A Kazakh court has sentenced a blogger and journalist to one year of “restricted freedom” -- a parole-like limitation -- and 100 hours of forced labor on what the Committee to Protect Journalists (CPJ) called “trumped-up charges.”
The court in the capital, Nur-Sultan, also banned Aigul Otepova on April 29 from conducting “public and political activities” for three years, including working in the media, after convicting her of participating in banned political groups.
Otepova, who has denied the charges, said she plans to appeal the ruling.
She and her lawyer said they believe the case is an attempt to silence her reporting that is critical of state authorities.
The conviction “once again demonstrates how the country’s laws banning so-called extremist groups are routinely used to stifle political dissent,” said Gulnoza Said, CPJ’s Europe and Central Asia program coordinator.
Said urged the authorities to “overturn this baseless sentence on appeal” and ensure that Otepova’s “rights to conduct investigative journalism and express critical opinions are fully respected.”

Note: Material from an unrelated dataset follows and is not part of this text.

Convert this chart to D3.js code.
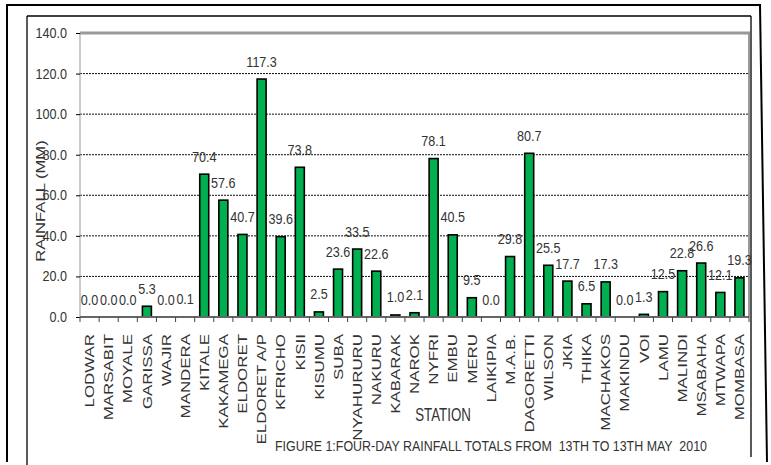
<!DOCTYPE html>
<html>
<head>
<meta charset="utf-8">
<script src="https://cdn.jsdelivr.net/npm/d3@7"></script>
<style>
  html, body { margin: 0; padding: 0; background: #fff; }
  svg { display: block; }
  text { font-family: "Liberation Sans", Arial, sans-serif; fill: #333; }
</style>
</head>
<body>
<svg id="chart" width="771" height="465"></svg>
<script>
const stations = ["LODWAR","MARSABIT","MOYALE","GARISSA","WAJIR","MANDERA","KITALE","KAKAMEGA","ELDORET","ELDORET A/P","KFRICHO","KISII","KISUMU","SUBA","NYAHURURU","NAKURU","KABARAK","NAROK","NYFRI","EMBU","MERU","LAIKIPIA","M.A.B.","DAGORETTI","WILSON","JKIA","THIKA","MACHAKOS","MAKINDU","VOI","LAMU","MALINDI","MSABAHA","MTWAPA","MOMBASA"];
const rainfall = [0.0,0.0,0.0,5.3,0.0,0.1,70.4,57.6,40.7,117.3,39.6,73.8,2.5,23.6,33.5,22.6,1.0,2.1,78.1,40.5,9.5,0.0,29.8,80.7,25.5,17.7,6.5,17.3,0.0,1.3,12.5,22.8,26.6,12.1,19.3];
const yTicks = [0,20,40,60,80,100,120,140];
const yTitle = "RAINFALL (MM)";
const xTitle = "STATION";
const figTitle = "FIGURE 1:FOUR-DAY RAINFALL TOTALS FROM  13TH TO 13TH MAY  2010";

const svg = d3.select("#chart");
const L = 80, R = 749, T = 33, B = 317;

// frames
svg.append("line").attr("x1",7).attr("y1",5).attr("x2",7).attr("y2",462).attr("stroke","#000").attr("stroke-width",2);
svg.append("line").attr("x1",6).attr("y1",5).attr("x2",761).attr("y2",5).attr("stroke","#000").attr("stroke-width",2);
svg.append("line").attr("x1",760).attr("y1",5).attr("x2",767).attr("y2",462).attr("stroke","#000").attr("stroke-width",2);
svg.append("line").attr("x1",27).attr("y1",16).attr("x2",27).attr("y2",465).attr("stroke","#000").attr("stroke-width",1.3);
svg.append("line").attr("x1",27).attr("y1",16).attr("x2",751).attr("y2",16).attr("stroke","#000").attr("stroke-width",1.3);
svg.append("line").attr("x1",751).attr("y1",16).attr("x2",751).attr("y2",457).attr("stroke","#000").attr("stroke-width",1.3);

const x = d3.scaleBand().domain(stations).range([L, R]).padding(0);
const y = d3.scaleLinear().domain([0, 140]).range([B, T]);
const bw = x.bandwidth() * 0.47;

// gridlines
svg.append("g").selectAll("line").data(yTicks.filter(v => v > 0 && v < 140)).join("line")
  .attr("x1", L).attr("x2", R).attr("y1", d => y(d)).attr("y2", d => y(d))
  .attr("stroke", "#111").attr("stroke-width", 1).attr("stroke-dasharray", "2,1");

// plot border: left, top, right
svg.append("line").attr("x1", L).attr("x2", L).attr("y1", T).attr("y2", B).attr("stroke", "#999").attr("stroke-width", 1);
svg.append("line").attr("x1", R).attr("x2", R).attr("y1", T).attr("y2", B).attr("stroke", "#999").attr("stroke-width", 2);
svg.append("line").attr("x1", L).attr("x2", R + 1).attr("y1", y(140)).attr("y2", y(140)).attr("stroke", "#999").attr("stroke-width", 3);

// y axis
const yAxis = svg.append("g").attr("transform", `translate(${L},0)`)
  .call(d3.axisLeft(y).tickValues(yTicks).tickFormat(d3.format(".1f")).tickSize(4).tickPadding(9));
yAxis.select(".domain").remove();
yAxis.selectAll(".tick line").attr("stroke", "#000");
yAxis.selectAll(".tick text").attr("font-size", 14).attr("fill", "#333")
  .attr("transform", "scale(0.9,1)")
  .attr("x", -13 / 0.9);

// bars
svg.append("g").selectAll("rect").data(rainfall).join("rect")
  .attr("x", (d, i) => x(stations[i]) + (x.bandwidth() - bw) / 2)
  .attr("y", d => y(d))
  .attr("width", bw)
  .attr("height", d => B - y(d))
  .attr("fill", "#00B050").attr("stroke", "#000").attr("stroke-width", 1.6);

// x axis line and ticks
svg.append("line").attr("x1", L).attr("x2", R).attr("y1", B).attr("y2", B).attr("stroke", "#666").attr("stroke-width", 2);
const bounds = stations.map(s => x(s)).concat([R]);
svg.append("g").selectAll("line").data(bounds).join("line")
  .attr("x1", d => d).attr("x2", d => d).attr("y1", B).attr("y2", B + 5)
  .attr("stroke", "#444").attr("stroke-width", 1);

// value labels
svg.append("g").selectAll("text").data(rainfall).join("text")
  .attr("transform", (d, i) => `translate(${x(stations[i]) + x.bandwidth() / 2},${y(d) - 12.5}) scale(0.9,1)`)
  .attr("text-anchor", "middle").attr("font-size", 14).attr("fill", "#333")
  .text(d => d3.format(".1f")(d));

// x labels
svg.append("g").selectAll("text").data(stations).join("text")
  .attr("transform", s => `translate(${x(s) + x.bandwidth() / 2 + 4.7},334) rotate(-90) scale(1.3,1)`)
  .attr("text-anchor", "end").attr("font-size", 13).attr("fill", "#333")
  .text(s => s);

// y title
svg.append("text")
  .attr("transform", "translate(44.5,201) rotate(-90) scale(1.28,1)")
  .attr("text-anchor", "middle").attr("font-size", 13).attr("fill", "#333")
  .text(yTitle);

// x title
svg.append("text")
  .attr("transform", "translate(443,421) scale(0.74,1)")
  .attr("text-anchor", "middle").attr("font-size", 18).attr("fill", "#333")
  .text(xTitle);

// figure title
svg.append("text")
  .attr("x", 275).attr("y", 451)
  .attr("font-size", 14).attr("fill", "#333")
  .attr("textLength", 432).attr("lengthAdjust", "spacingAndGlyphs")
  .style("white-space", "pre")
  .text(figTitle);
</script>
</body>
</html>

Otepova was detained in mid-September and put under house arrest after she placed a post on Facebook criticizing official efforts to curb the coronavirus outbreak.
In November, she was placed in a psychiatric clinic for 18 days for a mandatory mental-health evaluation. The journalist was released on December 11 and remained under house arrest.
Human rights groups have criticized the Kazakh government for years for persecuting independent and opposition journalists.
Rights activists in Kazakhstan have criticized authorities for using Soviet-era methods of stifling dissent by placing opponents in psychiatric clinics.